▶ GOAL
The lines beneath this instruction, from the first through the one containing "plt.rcParams['mathtext.rm'] = 'Liberation", must be transcribed exactly; no other line belongs in the output.

⟨

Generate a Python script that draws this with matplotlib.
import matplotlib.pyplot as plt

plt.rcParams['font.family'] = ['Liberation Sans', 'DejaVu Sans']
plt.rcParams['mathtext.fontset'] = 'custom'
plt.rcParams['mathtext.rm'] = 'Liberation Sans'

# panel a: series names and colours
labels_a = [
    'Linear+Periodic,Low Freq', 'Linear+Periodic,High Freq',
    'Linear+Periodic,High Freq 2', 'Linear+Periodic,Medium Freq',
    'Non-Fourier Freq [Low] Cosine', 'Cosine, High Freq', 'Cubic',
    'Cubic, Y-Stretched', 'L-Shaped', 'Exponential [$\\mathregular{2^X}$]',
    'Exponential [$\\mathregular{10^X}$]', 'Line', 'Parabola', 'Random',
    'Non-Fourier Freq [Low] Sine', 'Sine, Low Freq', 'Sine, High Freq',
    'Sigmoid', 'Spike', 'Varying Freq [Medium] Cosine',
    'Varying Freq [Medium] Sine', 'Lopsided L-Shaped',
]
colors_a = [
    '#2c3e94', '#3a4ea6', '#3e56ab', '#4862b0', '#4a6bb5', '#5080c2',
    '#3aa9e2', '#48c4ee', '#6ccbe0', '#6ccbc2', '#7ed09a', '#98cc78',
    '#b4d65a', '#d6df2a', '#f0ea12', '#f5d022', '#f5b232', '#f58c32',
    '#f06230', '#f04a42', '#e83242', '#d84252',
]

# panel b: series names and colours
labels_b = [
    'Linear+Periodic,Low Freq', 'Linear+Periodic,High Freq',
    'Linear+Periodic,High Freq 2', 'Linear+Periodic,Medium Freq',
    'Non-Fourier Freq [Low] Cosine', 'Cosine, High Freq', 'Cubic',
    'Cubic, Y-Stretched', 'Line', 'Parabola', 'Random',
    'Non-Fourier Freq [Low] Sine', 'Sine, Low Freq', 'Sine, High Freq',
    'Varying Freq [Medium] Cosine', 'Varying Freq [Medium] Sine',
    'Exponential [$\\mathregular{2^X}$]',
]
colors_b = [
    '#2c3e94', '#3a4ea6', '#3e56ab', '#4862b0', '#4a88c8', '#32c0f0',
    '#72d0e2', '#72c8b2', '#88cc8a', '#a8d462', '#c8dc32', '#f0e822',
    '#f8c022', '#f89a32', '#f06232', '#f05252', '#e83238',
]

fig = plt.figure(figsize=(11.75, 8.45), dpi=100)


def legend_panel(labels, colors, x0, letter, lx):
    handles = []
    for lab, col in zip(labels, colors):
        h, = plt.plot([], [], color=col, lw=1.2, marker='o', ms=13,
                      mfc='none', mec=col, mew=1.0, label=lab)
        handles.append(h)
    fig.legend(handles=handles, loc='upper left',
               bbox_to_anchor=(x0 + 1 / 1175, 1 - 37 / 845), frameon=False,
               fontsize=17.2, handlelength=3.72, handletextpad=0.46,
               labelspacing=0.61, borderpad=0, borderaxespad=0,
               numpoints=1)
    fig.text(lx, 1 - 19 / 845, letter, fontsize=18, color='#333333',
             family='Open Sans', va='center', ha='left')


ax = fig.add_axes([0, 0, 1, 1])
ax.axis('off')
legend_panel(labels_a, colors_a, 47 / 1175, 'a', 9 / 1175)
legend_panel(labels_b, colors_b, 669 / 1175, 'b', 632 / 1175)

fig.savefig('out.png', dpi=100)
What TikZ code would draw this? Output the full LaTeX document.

⟩

▶ CORRECT RESPONSE
Generate a Python script that draws this with matplotlib.
import matplotlib.pyplot as plt

plt.rcParams['font.family'] = ['Liberation Sans', 'DejaVu Sans']
plt.rcParams['mathtext.fontset'] = 'custom'
plt.rcParams['mathtext.rm'] = 'Liberation Sans'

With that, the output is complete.